--- Start of Working data ---

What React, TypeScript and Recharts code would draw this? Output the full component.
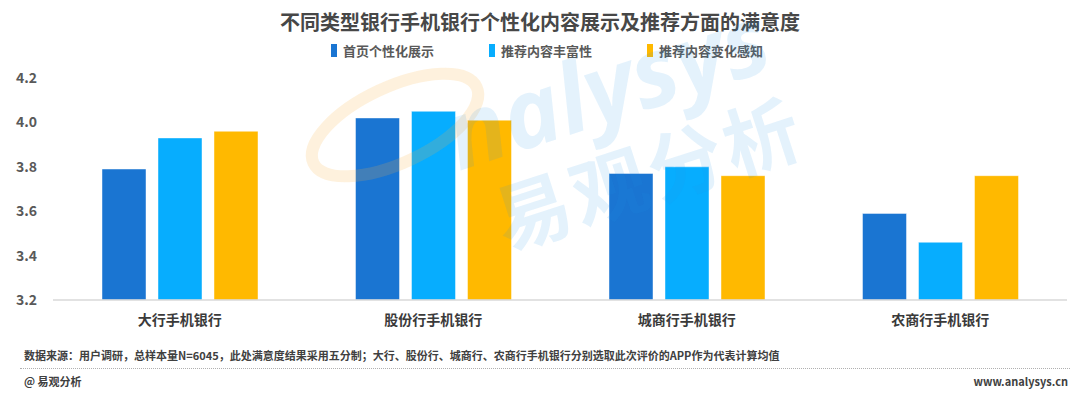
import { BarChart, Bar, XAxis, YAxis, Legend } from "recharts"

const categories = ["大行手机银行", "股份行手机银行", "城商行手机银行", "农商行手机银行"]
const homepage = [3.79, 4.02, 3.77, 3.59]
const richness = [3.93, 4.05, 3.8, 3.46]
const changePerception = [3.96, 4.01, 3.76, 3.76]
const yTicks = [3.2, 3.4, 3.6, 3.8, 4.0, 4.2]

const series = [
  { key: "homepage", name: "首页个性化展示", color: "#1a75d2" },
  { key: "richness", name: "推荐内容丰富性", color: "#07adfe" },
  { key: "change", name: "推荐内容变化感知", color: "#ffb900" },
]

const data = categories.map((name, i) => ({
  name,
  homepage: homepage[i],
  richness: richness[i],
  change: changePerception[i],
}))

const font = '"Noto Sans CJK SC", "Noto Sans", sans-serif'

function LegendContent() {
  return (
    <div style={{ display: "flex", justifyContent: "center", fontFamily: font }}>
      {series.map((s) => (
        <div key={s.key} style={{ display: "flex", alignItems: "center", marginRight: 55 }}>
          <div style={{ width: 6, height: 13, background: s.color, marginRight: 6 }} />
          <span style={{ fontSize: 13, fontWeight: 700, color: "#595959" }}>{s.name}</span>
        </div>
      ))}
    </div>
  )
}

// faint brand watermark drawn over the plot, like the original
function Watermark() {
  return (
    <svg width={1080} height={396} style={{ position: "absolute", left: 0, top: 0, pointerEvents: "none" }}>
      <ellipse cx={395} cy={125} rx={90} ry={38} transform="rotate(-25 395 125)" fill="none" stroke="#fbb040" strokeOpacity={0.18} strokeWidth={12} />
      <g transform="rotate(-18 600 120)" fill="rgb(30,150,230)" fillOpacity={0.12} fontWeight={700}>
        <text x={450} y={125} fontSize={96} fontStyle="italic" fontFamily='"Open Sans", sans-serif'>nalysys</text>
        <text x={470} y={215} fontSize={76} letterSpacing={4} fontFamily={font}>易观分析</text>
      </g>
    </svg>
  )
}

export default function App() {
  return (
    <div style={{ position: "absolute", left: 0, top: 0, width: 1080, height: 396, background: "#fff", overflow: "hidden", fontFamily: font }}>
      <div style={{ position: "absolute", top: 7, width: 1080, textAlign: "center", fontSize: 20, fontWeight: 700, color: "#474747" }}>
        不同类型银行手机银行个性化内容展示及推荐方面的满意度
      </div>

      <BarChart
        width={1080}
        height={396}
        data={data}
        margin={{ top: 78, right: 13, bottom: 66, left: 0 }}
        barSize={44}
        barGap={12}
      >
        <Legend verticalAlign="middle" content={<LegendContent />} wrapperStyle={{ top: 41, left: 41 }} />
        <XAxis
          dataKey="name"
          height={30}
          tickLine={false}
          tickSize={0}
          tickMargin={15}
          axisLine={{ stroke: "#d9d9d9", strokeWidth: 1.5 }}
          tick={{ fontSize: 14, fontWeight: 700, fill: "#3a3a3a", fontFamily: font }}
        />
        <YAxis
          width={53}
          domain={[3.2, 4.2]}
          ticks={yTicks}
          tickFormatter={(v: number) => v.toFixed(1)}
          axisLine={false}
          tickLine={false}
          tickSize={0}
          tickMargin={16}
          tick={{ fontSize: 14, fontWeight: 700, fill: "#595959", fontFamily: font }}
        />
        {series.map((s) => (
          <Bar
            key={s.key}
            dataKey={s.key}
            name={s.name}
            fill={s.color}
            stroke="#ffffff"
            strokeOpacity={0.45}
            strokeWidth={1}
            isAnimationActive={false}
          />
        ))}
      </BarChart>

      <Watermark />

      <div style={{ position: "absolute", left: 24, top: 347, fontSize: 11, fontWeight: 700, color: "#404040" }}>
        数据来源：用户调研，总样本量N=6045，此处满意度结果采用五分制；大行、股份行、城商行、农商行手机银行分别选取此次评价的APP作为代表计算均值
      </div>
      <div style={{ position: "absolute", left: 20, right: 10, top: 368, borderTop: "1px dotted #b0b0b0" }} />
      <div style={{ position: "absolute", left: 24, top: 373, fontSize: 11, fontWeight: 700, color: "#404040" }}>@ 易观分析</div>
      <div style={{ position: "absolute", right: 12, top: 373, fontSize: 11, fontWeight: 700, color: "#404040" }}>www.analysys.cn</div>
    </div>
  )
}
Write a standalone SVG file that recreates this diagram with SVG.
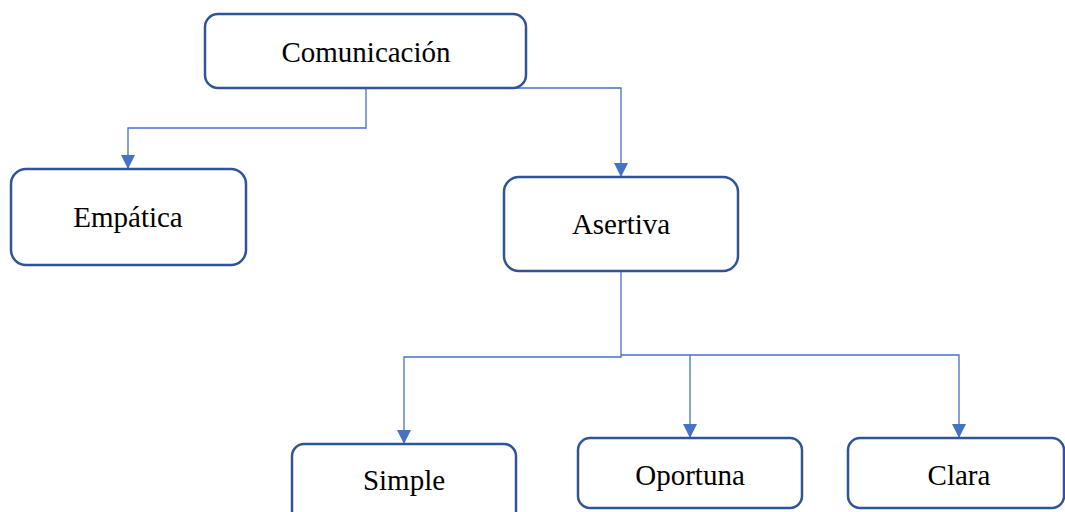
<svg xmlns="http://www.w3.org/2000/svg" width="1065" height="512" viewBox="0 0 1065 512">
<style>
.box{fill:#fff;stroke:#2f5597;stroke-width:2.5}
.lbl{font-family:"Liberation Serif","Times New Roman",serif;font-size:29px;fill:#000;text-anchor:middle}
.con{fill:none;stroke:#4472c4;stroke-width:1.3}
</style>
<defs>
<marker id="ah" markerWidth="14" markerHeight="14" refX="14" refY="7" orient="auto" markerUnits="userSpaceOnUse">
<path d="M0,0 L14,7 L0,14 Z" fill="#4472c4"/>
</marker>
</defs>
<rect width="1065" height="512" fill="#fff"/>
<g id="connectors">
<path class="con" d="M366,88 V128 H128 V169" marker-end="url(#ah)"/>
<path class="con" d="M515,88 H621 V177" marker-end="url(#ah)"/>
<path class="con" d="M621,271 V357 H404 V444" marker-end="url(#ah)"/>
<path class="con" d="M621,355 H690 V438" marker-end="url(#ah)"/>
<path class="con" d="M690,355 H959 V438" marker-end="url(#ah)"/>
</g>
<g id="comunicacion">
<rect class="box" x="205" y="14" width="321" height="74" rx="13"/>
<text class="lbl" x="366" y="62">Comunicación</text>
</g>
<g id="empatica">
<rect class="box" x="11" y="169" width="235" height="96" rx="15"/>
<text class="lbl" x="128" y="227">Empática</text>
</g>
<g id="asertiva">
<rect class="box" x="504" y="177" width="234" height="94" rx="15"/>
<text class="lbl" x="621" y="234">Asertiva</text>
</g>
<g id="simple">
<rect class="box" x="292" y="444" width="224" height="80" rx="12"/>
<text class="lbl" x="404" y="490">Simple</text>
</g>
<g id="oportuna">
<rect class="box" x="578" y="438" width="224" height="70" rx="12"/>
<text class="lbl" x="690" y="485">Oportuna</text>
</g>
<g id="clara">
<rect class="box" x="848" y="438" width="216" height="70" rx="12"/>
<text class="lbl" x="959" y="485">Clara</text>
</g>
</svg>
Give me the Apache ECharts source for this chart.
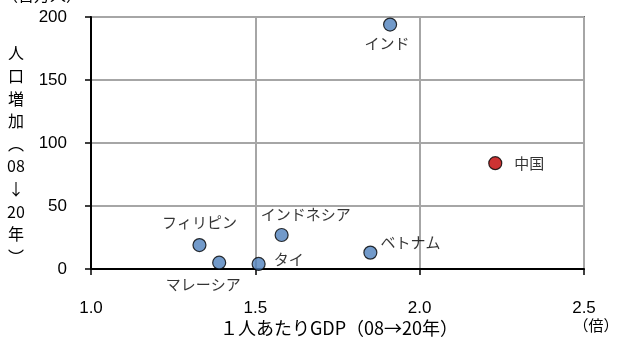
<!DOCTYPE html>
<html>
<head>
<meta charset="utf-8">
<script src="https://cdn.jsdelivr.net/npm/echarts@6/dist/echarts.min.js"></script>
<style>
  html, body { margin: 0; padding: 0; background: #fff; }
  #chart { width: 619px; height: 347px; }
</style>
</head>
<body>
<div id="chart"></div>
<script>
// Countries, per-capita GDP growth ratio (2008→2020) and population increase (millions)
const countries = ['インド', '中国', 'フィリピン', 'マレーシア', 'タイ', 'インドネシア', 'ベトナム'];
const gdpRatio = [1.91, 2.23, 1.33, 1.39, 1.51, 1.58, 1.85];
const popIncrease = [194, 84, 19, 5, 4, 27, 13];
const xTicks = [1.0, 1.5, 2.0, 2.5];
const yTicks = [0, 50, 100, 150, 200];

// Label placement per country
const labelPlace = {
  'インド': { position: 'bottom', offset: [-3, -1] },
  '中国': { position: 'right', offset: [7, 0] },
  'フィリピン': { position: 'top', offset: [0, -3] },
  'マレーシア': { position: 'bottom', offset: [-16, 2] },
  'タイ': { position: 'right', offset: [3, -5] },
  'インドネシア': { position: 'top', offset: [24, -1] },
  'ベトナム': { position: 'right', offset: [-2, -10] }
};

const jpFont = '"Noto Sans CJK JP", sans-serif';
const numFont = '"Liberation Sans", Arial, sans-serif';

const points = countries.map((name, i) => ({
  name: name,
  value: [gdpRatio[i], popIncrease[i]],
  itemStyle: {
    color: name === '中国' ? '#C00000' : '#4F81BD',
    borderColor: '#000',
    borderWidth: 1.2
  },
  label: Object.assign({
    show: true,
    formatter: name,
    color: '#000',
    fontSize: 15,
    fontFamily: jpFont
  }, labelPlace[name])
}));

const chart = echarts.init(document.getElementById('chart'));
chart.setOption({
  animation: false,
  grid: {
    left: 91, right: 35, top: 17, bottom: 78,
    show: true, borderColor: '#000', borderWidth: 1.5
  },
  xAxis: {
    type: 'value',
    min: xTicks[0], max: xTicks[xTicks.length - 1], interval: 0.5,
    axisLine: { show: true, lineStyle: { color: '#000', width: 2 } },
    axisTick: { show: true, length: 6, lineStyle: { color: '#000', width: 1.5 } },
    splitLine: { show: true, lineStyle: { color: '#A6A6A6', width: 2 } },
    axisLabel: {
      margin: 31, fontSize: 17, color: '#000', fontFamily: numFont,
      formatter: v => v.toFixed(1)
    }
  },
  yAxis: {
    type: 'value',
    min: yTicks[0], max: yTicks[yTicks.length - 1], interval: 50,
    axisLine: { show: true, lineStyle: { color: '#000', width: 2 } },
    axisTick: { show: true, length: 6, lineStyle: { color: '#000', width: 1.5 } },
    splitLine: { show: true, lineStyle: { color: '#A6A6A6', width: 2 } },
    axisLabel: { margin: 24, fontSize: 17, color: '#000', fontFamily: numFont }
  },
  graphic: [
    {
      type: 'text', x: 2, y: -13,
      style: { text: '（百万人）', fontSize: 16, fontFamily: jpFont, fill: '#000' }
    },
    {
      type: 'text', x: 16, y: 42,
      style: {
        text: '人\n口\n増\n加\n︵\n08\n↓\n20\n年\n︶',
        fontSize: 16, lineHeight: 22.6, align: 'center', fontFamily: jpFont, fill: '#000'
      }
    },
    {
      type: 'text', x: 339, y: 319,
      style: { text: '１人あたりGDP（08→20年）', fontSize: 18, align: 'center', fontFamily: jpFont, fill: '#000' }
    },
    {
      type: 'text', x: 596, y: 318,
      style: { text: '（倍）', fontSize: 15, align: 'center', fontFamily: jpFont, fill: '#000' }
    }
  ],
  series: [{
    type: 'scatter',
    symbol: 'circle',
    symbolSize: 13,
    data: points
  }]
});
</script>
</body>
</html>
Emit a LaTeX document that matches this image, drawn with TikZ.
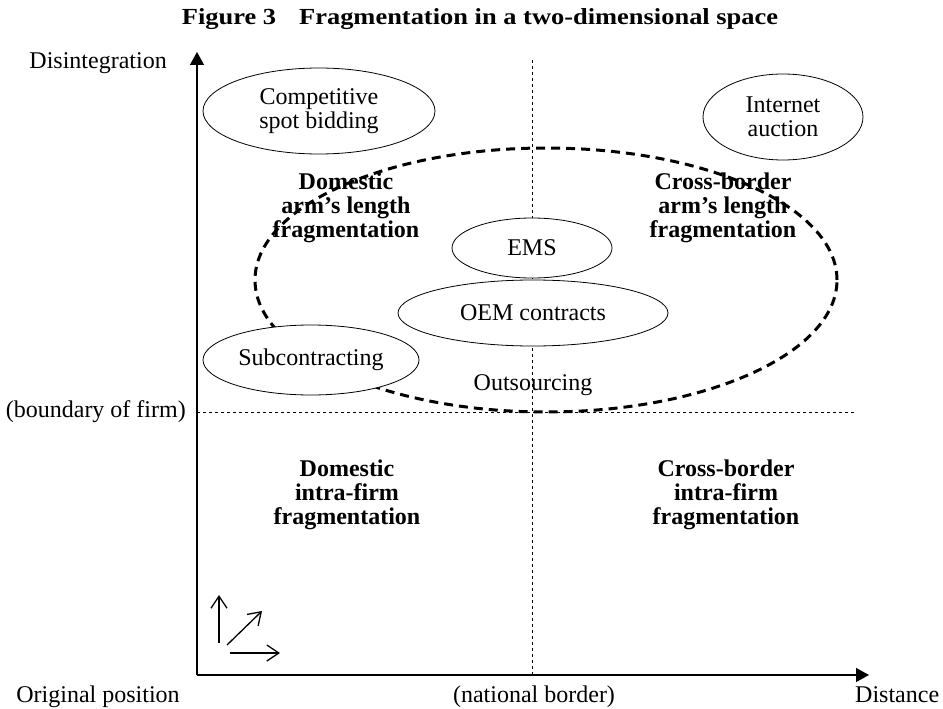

--- End of Working data ---

Start at the top of the entries and repeat each line exactly, ending at the line that contains "XAxis, YAxis, Legend". Pictures are not part of the copy.

▸ **Answer to this exercise**:
What React, TypeScript and Recharts code would draw this? Output the full component.
import { BarChart, Bar, XAxis, YAxis, Legend } from "recharts"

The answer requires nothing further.